**Provided data**
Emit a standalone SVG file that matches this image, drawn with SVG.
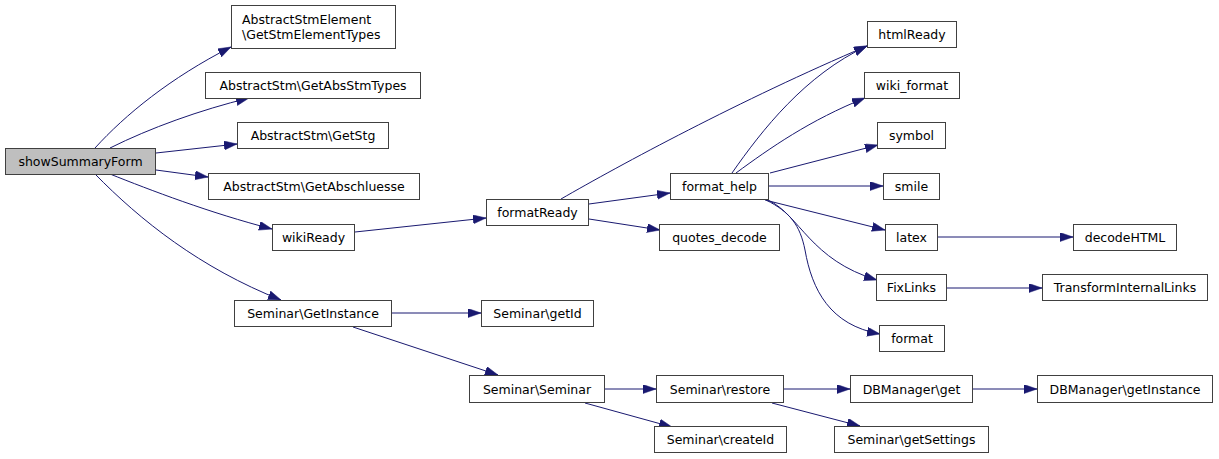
<svg xmlns="http://www.w3.org/2000/svg" width="1219" height="459" viewBox="0 0 1219 459">
<style>
.n rect{fill:#ffffff;stroke:#404040;stroke-width:1}
.n.root rect{fill:#bfbfbf}
.n text{font-family:"DejaVu Sans",sans-serif;font-size:12.5px;fill:#000000;text-anchor:middle}
.n text.l{text-anchor:start}
#edges path{fill:none;stroke:#191970;stroke-width:1;marker-end:url(#ah)}
</style>
<defs>
<marker id="ah" markerUnits="userSpaceOnUse" markerWidth="14" markerHeight="10" refX="13" refY="4.5" orient="auto">
<path d="M0,0 L13,4.5 L0,9 z" fill="#191970" stroke="#191970" stroke-width="0.5"/>
</marker>
</defs>
<rect width="1219" height="459" fill="#ffffff"/>
<g id="edges">
<path d="M95,148 C125,115 170,78 231,47"/>
<path d="M110,148 C150,128 200,110 249,98"/>
<path d="M156,153 L237,144"/>
<path d="M156,170 L208,177"/>
<path d="M110,174 C150,190 210,213 272,229"/>
<path d="M95,174 C140,220 200,268 281,300"/>
<path d="M355,232 L486,218"/>
<path d="M561,199 C620,165 740,100 867,46"/>
<path d="M589,204 L670,193"/>
<path d="M589,219 L660,230"/>
<path d="M732,173 C762,130 805,75 867,46"/>
<path d="M736,173 C770,148 810,120 865,98"/>
<path d="M770,173 L878,145"/>
<path d="M769,186 L883,186"/>
<path d="M765,200 L885,230"/>
<path d="M768,200 C800,215 810,260 877,280"/>
<path d="M766,200 C790,212 800,225 805,250 C812,290 830,325 880,334"/>
<path d="M938,237 L1073,237"/>
<path d="M947,288 L1042,288"/>
<path d="M392,313 L481,313"/>
<path d="M353,327 L498,375"/>
<path d="M605,389 L656,389"/>
<path d="M585,403 L672,427"/>
<path d="M783,389 L850,389"/>
<path d="M772,403 L860,426"/>
<path d="M973,389 L1037,389"/>
</g>
<g id="n_showSummaryForm" class="n root"><rect x="5.5" y="148.5" width="150" height="26"/><text x="80.5" y="165.5">showSummaryForm</text></g>
<g id="n_GetStmElementTypes" class="n"><rect x="231.5" y="5.5" width="164" height="43"/><text class="l" x="242" y="23.5">AbstractStmElement</text><text class="l" x="242" y="39">\GetStmElementTypes</text></g>
<g id="n_GetAbsStmTypes" class="n"><rect x="205.5" y="72.5" width="215" height="26"/><text x="313" y="90">AbstractStm\GetAbsStmTypes</text></g>
<g id="n_GetStg" class="n"><rect x="237.5" y="122.5" width="151" height="26"/><text x="313" y="140">AbstractStm\GetStg</text></g>
<g id="n_GetAbschluesse" class="n"><rect x="208.5" y="173.5" width="211" height="26"/><text x="314" y="191">AbstractStm\GetAbschluesse</text></g>
<g id="n_wikiReady" class="n"><rect x="272.5" y="224.5" width="82" height="26"/><text x="313.5" y="242">wikiReady</text></g>
<g id="n_GetInstance" class="n"><rect x="234.5" y="300.5" width="157" height="26"/><text x="313" y="318">Seminar\GetInstance</text></g>
<g id="n_formatReady" class="n"><rect x="486.5" y="199.5" width="102" height="26"/><text x="537.5" y="217">formatReady</text></g>
<g id="n_format_help" class="n"><rect x="670.5" y="173.5" width="98" height="26"/><text x="719.5" y="191">format_help</text></g>
<g id="n_quotes_decode" class="n"><rect x="659.5" y="224.5" width="120" height="26"/><text x="719.5" y="242">quotes_decode</text></g>
<g id="n_getId" class="n"><rect x="481.5" y="300.5" width="112" height="26"/><text x="537.5" y="318">Seminar\getId</text></g>
<g id="n_Seminar" class="n"><rect x="469.5" y="375.5" width="135" height="27"/><text x="537" y="393.5">Seminar\Seminar</text></g>
<g id="n_restore" class="n"><rect x="656.5" y="375.5" width="127" height="27"/><text x="720" y="393.5">Seminar\restore</text></g>
<g id="n_createId" class="n"><rect x="654.5" y="426.5" width="132" height="26"/><text x="720.5" y="444">Seminar\createId</text></g>
<g id="n_htmlReady" class="n"><rect x="867.5" y="21.5" width="89" height="26"/><text x="912" y="39">htmlReady</text></g>
<g id="n_wiki_format" class="n"><rect x="864.5" y="72.5" width="95" height="26"/><text x="912" y="90">wiki_format</text></g>
<g id="n_symbol" class="n"><rect x="877.5" y="122.5" width="68" height="26"/><text x="911.5" y="140">symbol</text></g>
<g id="n_smile" class="n"><rect x="883.5" y="173.5" width="56" height="26"/><text x="911.5" y="191">smile</text></g>
<g id="n_latex" class="n"><rect x="885.5" y="224.5" width="52" height="26"/><text x="911.5" y="242">latex</text></g>
<g id="n_FixLinks" class="n"><rect x="876.5" y="274.5" width="70" height="26"/><text x="911.5" y="292">FixLinks</text></g>
<g id="n_format" class="n"><rect x="879.5" y="325.5" width="65" height="26"/><text x="912" y="343">format</text></g>
<g id="n_DBget" class="n"><rect x="850.5" y="375.5" width="122" height="27"/><text x="911.5" y="393.5">DBManager\get</text></g>
<g id="n_getSettings" class="n"><rect x="834.5" y="426.5" width="154" height="26"/><text x="911.5" y="444">Seminar\getSettings</text></g>
<g id="n_decodeHTML" class="n"><rect x="1073.5" y="224.5" width="103" height="26"/><text x="1125" y="242">decodeHTML</text></g>
<g id="n_TransformInternalLinks" class="n"><rect x="1042.5" y="274.5" width="165" height="26"/><text x="1125" y="292">TransformInternalLinks</text></g>
<g id="n_DBgetInstance" class="n"><rect x="1037.5" y="375.5" width="175" height="27"/><text x="1125" y="393.5">DBManager\getInstance</text></g>
</svg>
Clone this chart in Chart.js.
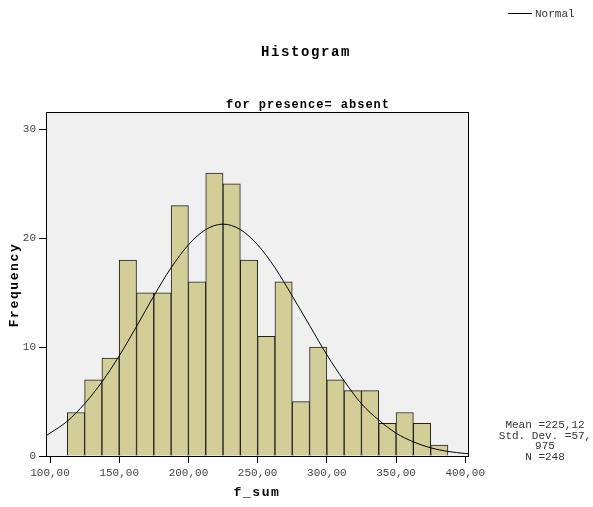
<!DOCTYPE html>
<html>
<head>
<meta charset="utf-8">
<script src="https://cdn.jsdelivr.net/npm/chart.js@4.4.0/dist/chart.umd.min.js"></script>
<style>
  html, body { margin: 0; padding: 0; background: #fff; }
  #wrap { width: 593px; height: 507px; position: relative; }
</style>
</head>
<body>
<div id="wrap"><canvas id="chart"></canvas></div>
<script>
// histogram bins (left edges, width 12.5) and counts
const binLeft = [112.5, 125, 137.5, 150, 162.5, 175, 187.5, 200, 212.5, 225, 237.5,
  250, 262.5, 275, 287.5, 300, 312.5, 325, 337.5, 350, 362.5, 375];
const binWidth = 12.5;
const frequency = [4, 7, 9, 18, 15, 15, 23, 16, 26, 25, 18, 11, 16, 5, 10, 7, 6, 6, 3, 4, 3, 1];

// normal curve
const curveX = [97.5, 100, 112.5, 125, 137.5, 150, 162.5, 175, 187.5, 200, 212.5, 225,
  237.5, 250, 262.5, 275, 287.5, 300, 312.5, 325, 337.5, 350, 362.5, 375, 387.5, 400, 402.5];
const curveY = [1.9, 2.1, 3.2, 4.8, 6.8, 9.2, 11.9, 14.7, 17.3, 19.4, 20.8, 21.3,
  20.8, 19.4, 17.3, 14.7, 12.0, 9.3, 6.9, 4.8, 3.3, 2.1, 1.3, 0.75, 0.42, 0.23, 0.2];

const statLines = ['Mean =225,12', 'Std. Dev. =57,', '975', 'N =248'];

const MONO = '"Liberation Mono", "Courier New", monospace';

const decor = {
  id: 'decor',
  beforeDraw(chart) {
    const { ctx, chartArea: a } = chart;
    ctx.save();
    ctx.fillStyle = '#f0f0f0';
    ctx.fillRect(a.left, a.top, a.right - a.left, a.bottom - a.top);
    ctx.restore();
  },
  afterDatasetsDraw(chart) {
    const { ctx, chartArea: a } = chart;
    ctx.save();
    ctx.strokeStyle = '#000';
    ctx.lineWidth = 1;
    ctx.strokeRect(a.left + 0.5, a.top + 0.5, a.right - a.left - 1, a.bottom - a.top);
    ctx.restore();
  },
  afterDraw(chart) {
    const ctx = chart.ctx;
    ctx.save();
    ctx.fillStyle = '#000';
    ctx.textBaseline = 'middle';
    ctx.textAlign = 'center';

    ctx.letterSpacing = '1.6px';
    ctx.font = 'bold 14px ' + MONO;
    ctx.fillText('Histogram', 306, 52);

    ctx.letterSpacing = '1px';
    ctx.font = 'bold 12px ' + MONO;
    ctx.fillText('for presence= absent', 308, 105);

    ctx.letterSpacing = '1.6px';
    ctx.font = 'bold 13px ' + MONO;
    ctx.fillText('f_sum', 257, 493);
    ctx.save();
    ctx.translate(15, 285);
    ctx.rotate(-Math.PI / 2);
    ctx.fillText('Frequency', 0, 0);
    ctx.restore();

    // legend
    ctx.letterSpacing = '0px';
    ctx.font = '11px ' + MONO;
    ctx.fillStyle = '#333';
    ctx.textAlign = 'left';
    ctx.fillText('Normal', 535, 14);
    ctx.strokeStyle = '#000';
    ctx.lineWidth = 1;
    ctx.beginPath();
    ctx.moveTo(508, 13.5);
    ctx.lineTo(532, 13.5);
    ctx.stroke();

    // stats
    ctx.textAlign = 'center';
    statLines.forEach((t, i) => ctx.fillText(t, 545, 425 + i * 10.7));
    ctx.restore();
  }
};

new Chart(document.getElementById('chart'), {
  type: 'bar',
  data: {
    datasets: [
      {
        type: 'line',
        label: 'Normal',
        data: curveX.map((x, i) => ({ x, y: curveY[i] })),
        borderColor: '#000',
        borderWidth: 1,
        pointRadius: 0,
        cubicInterpolationMode: 'monotone',
        fill: false,
        order: 0
      },
      {
        type: 'bar',
        label: 'f_sum',
        data: binLeft.map((l, i) => ({ x: l + binWidth / 2, y: frequency[i] })),
        backgroundColor: '#d3ce98',
        borderColor: '#222',
        borderWidth: 1,
        barPercentage: 1,
        categoryPercentage: 1,
        order: 1
      }
    ]
  },
  plugins: [decor],
  options: {
    responsive: true,
    maintainAspectRatio: false,
    animation: false,
    layout: { padding: { left: 0, top: 112, right: 124, bottom: 0 } },
    plugins: { legend: { display: false }, tooltip: { enabled: false } },
    scales: {
      x: {
        type: 'linear',
        min: 97.1,
        max: 402.7,
        offset: false,
        border: { display: false },
        grid: { display: true, offset: false, drawOnChartArea: false, drawTicks: true, tickLength: 7, tickColor: '#000' },
        ticks: {
          stepSize: 50,
          includeBounds: false,
          maxRotation: 0,
          padding: 3,
          color: '#444',
          font: { family: MONO, size: 11 },
          callback: v => v.toFixed(2).replace('.', ',')
        },
        afterFit(scale) { scale.height = 51; }
      },
      y: {
        min: 0,
        max: 31.6,
        border: { display: false },
        grid: { display: true, drawOnChartArea: false, drawTicks: true, tickLength: 7, tickColor: '#000' },
        ticks: {
          stepSize: 10,
          includeBounds: false,
          padding: 3,
          color: '#444',
          font: { family: MONO, size: 11 }
        },
        afterFit(scale) { scale.width = 46; }
      }
    }
  }
});
</script>
</body>
</html>
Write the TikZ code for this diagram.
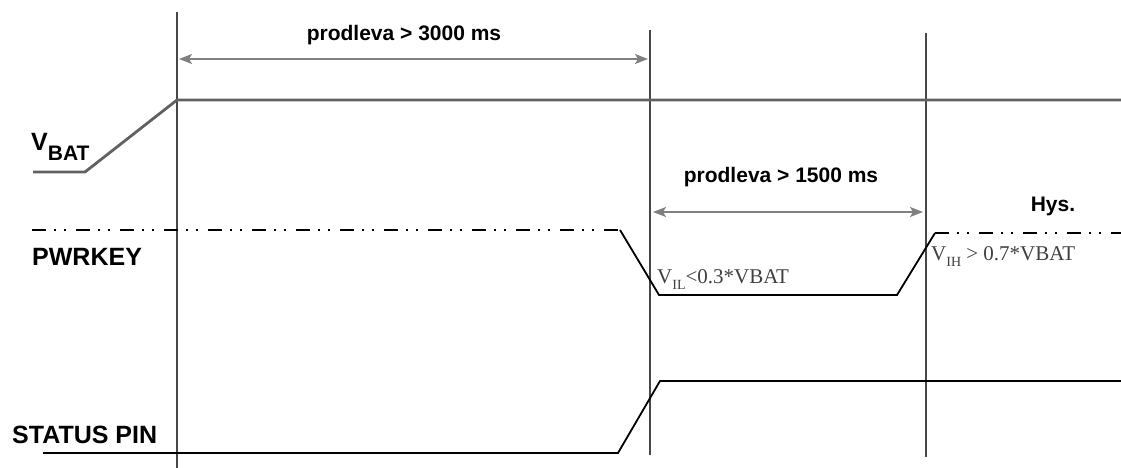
\documentclass[tikz,border=0pt]{standalone}
\usepackage{fontspec}
\setmainfont{Liberation Sans}
\newfontfamily\timesfont{Liberation Serif}
\usetikzlibrary{arrows.meta}

\tikzset{
	marker/.style={line width=1.8pt, black!72},
	supply/.style={line width=2.8pt, black!62},
	wave/.style={line width=1.8pt, black},
	level/.style={line width=1.5pt, black, dash pattern=on 14pt off 8pt on 2pt off 8pt on 2pt off 10pt},
	span/.style={line width=1.6pt, black!50, {Stealth[length=13pt,width=10pt,inset=3pt]}-{Stealth[length=13pt,width=10pt,inset=3pt]}},
	sigtitle/.style={font=\bfseries\fontsize{25}{25}\selectfont, inner sep=0pt, anchor=base west},
	delay/.style={font=\bfseries\fontsize{21}{21}\selectfont, inner sep=0pt, anchor=base},
	limit/.style={font=\timesfont\fontsize{21}{21}\selectfont, text=black!75, inner sep=0pt, anchor=base west},
}

\begin{document}
\begin{tikzpicture}[x=1pt, y=-1pt]
	\useasboundingbox (0,0) rectangle (1121,468);

	% time markers
	\coordinate (t1) at (177,12);   \coordinate (b1) at (177,468);
	\coordinate (t2) at (650,30);   \coordinate (b2) at (650,455);
	\coordinate (t3) at (926,33);   \coordinate (b3) at (926,457);
	\draw[marker] (t1) -- (b1);
	\draw[marker] (t2) -- (b2);
	\draw[marker] (t3) -- (b3);

	% VBAT
	\node[sigtitle] (vbat) at (31,150) {V\raisebox{-10pt}{\fontsize{21}{21}\selectfont BAT}};
	\coordinate (v0) at (33,172);
	\coordinate (v1) at (85,172);
	\coordinate (v2) at (177,100);
	\coordinate (v3) at (1121,100);
	\draw[supply] (v0) -- (v1) -- (v2) -- (v3);

	% PWRKEY
	\node[sigtitle] (pwrkey) at (32,265) {PWRKEY};
	\coordinate (p0) at (32,230);
	\coordinate (p1) at (620,230);
	\coordinate (p2) at (659,295);
	\coordinate (p3) at (897,295);
	\coordinate (p4) at (935,233);
	\coordinate (p5) at (1121,233);
	\draw[level] (p0) -- (p1);
	\draw[wave] (p1) -- (p2) -- (p3) -- (p4);
	\draw[level] (p4) -- (p5);
	\node[limit] (vil) at (657,283) {V\raisebox{-6pt}{\fontsize{14}{14}\selectfont IL}<0.3*VBAT};
	\node[limit] (vih) at (931,260) {V\raisebox{-6pt}{\fontsize{14}{14}\selectfont IH} > 0.7*VBAT};
	\node[delay] (hys) at (1053,211) {Hys.};

	% STATUS PIN
	\node[sigtitle] (status) at (12,443) {STATUS PIN};
	\coordinate (s0) at (43,453);
	\coordinate (s1) at (618,453);
	\coordinate (s2) at (660,381);
	\coordinate (s3) at (1121,381);
	\draw[wave] (s0) -- (s1) -- (s2) -- (s3);

	% delays
	\coordinate (a1) at (179,59);  \coordinate (a2) at (648,59);
	\coordinate (a3) at (653,212); \coordinate (a4) at (923,212);
	\draw[span] (a1) -- (a2);
	\draw[span] (a3) -- (a4);
	\node[delay] (d1) at (404,41) {prodleva > 3000 ms};
	\node[delay] (d2) at (781,182) {prodleva > 1500 ms};

\end{tikzpicture}
\end{document}
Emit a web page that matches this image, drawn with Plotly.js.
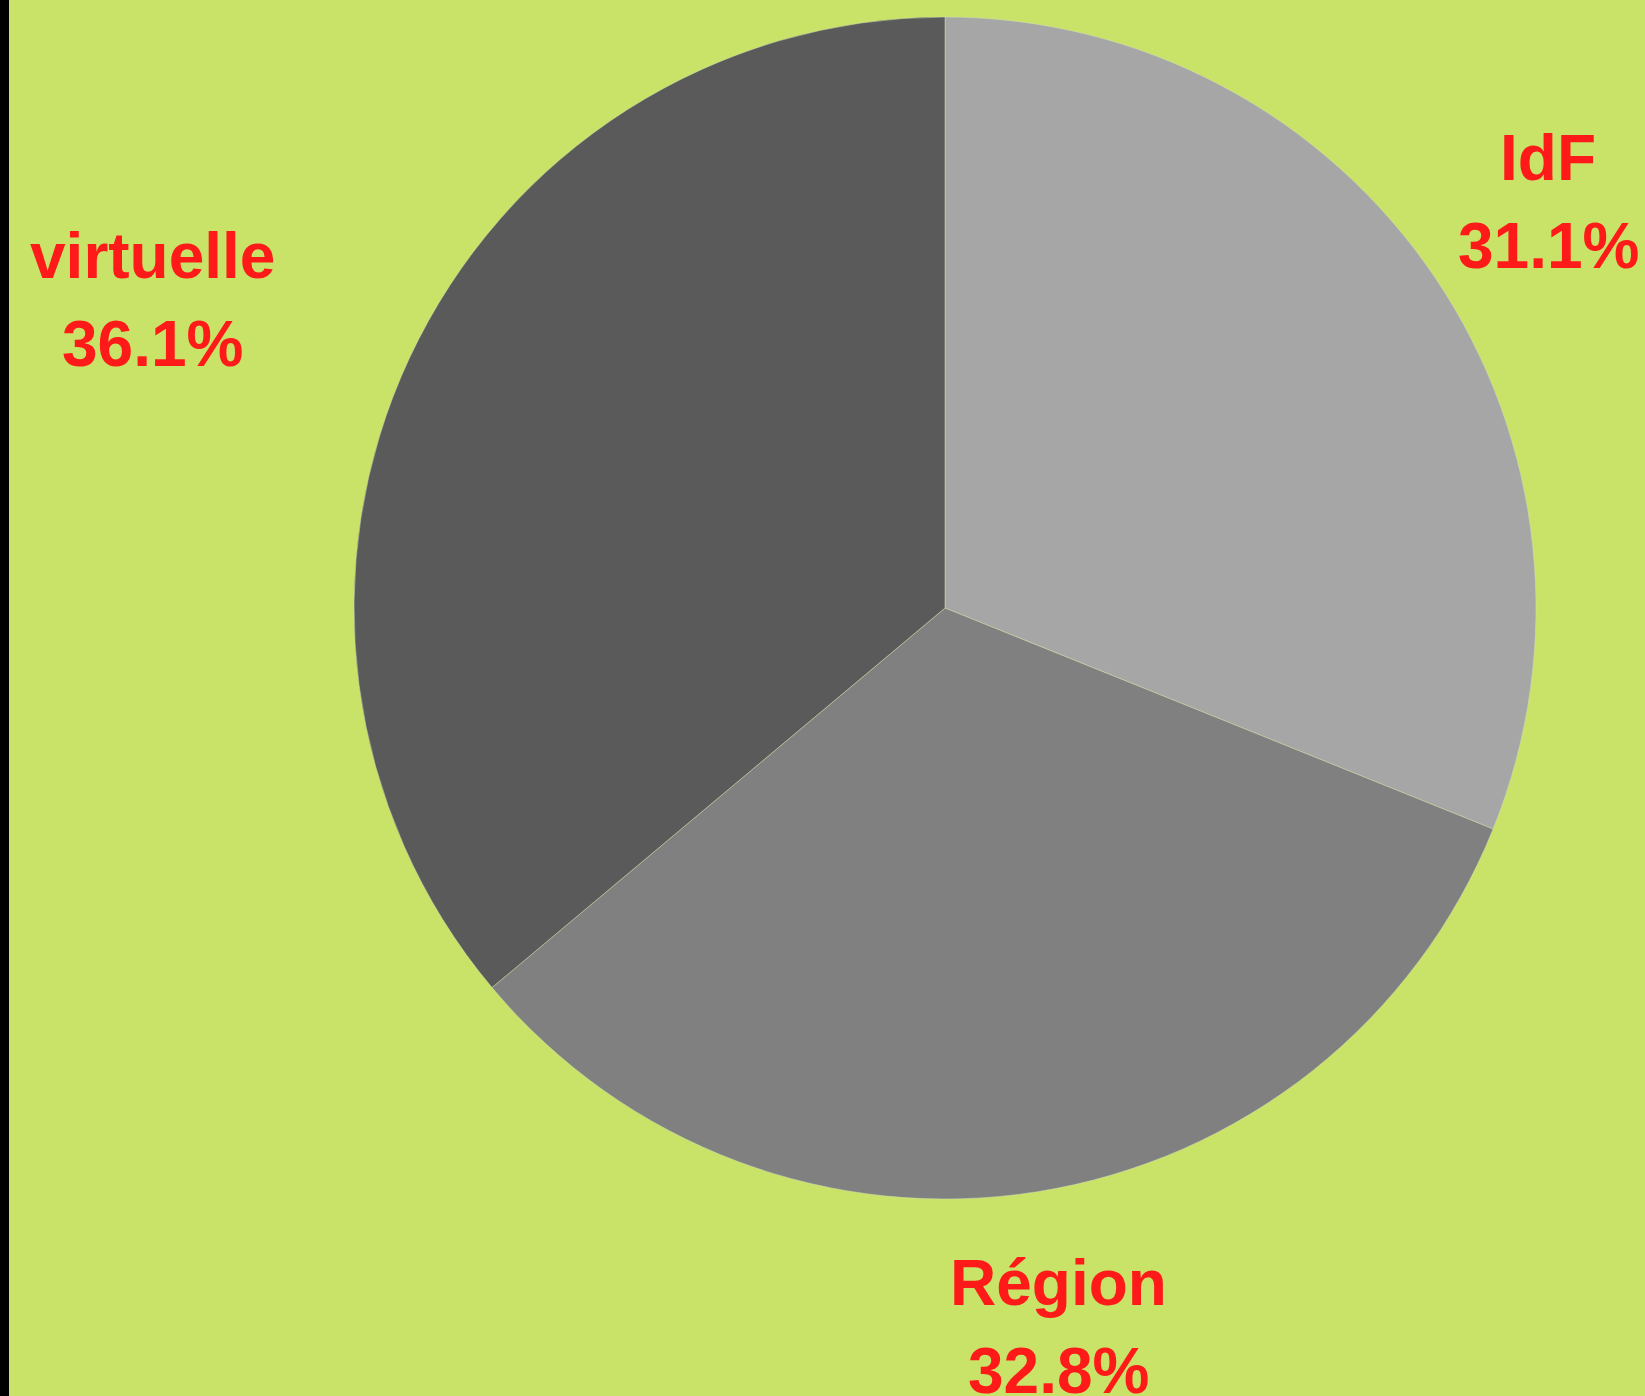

**What to work on**
Only lines with "image" are wanted here; list each of them.

**Answer to the task**
Emit a standalone SVG file that matches this image, drawn with SVG.
Emit a web page that matches this image, drawn with Plotly.js.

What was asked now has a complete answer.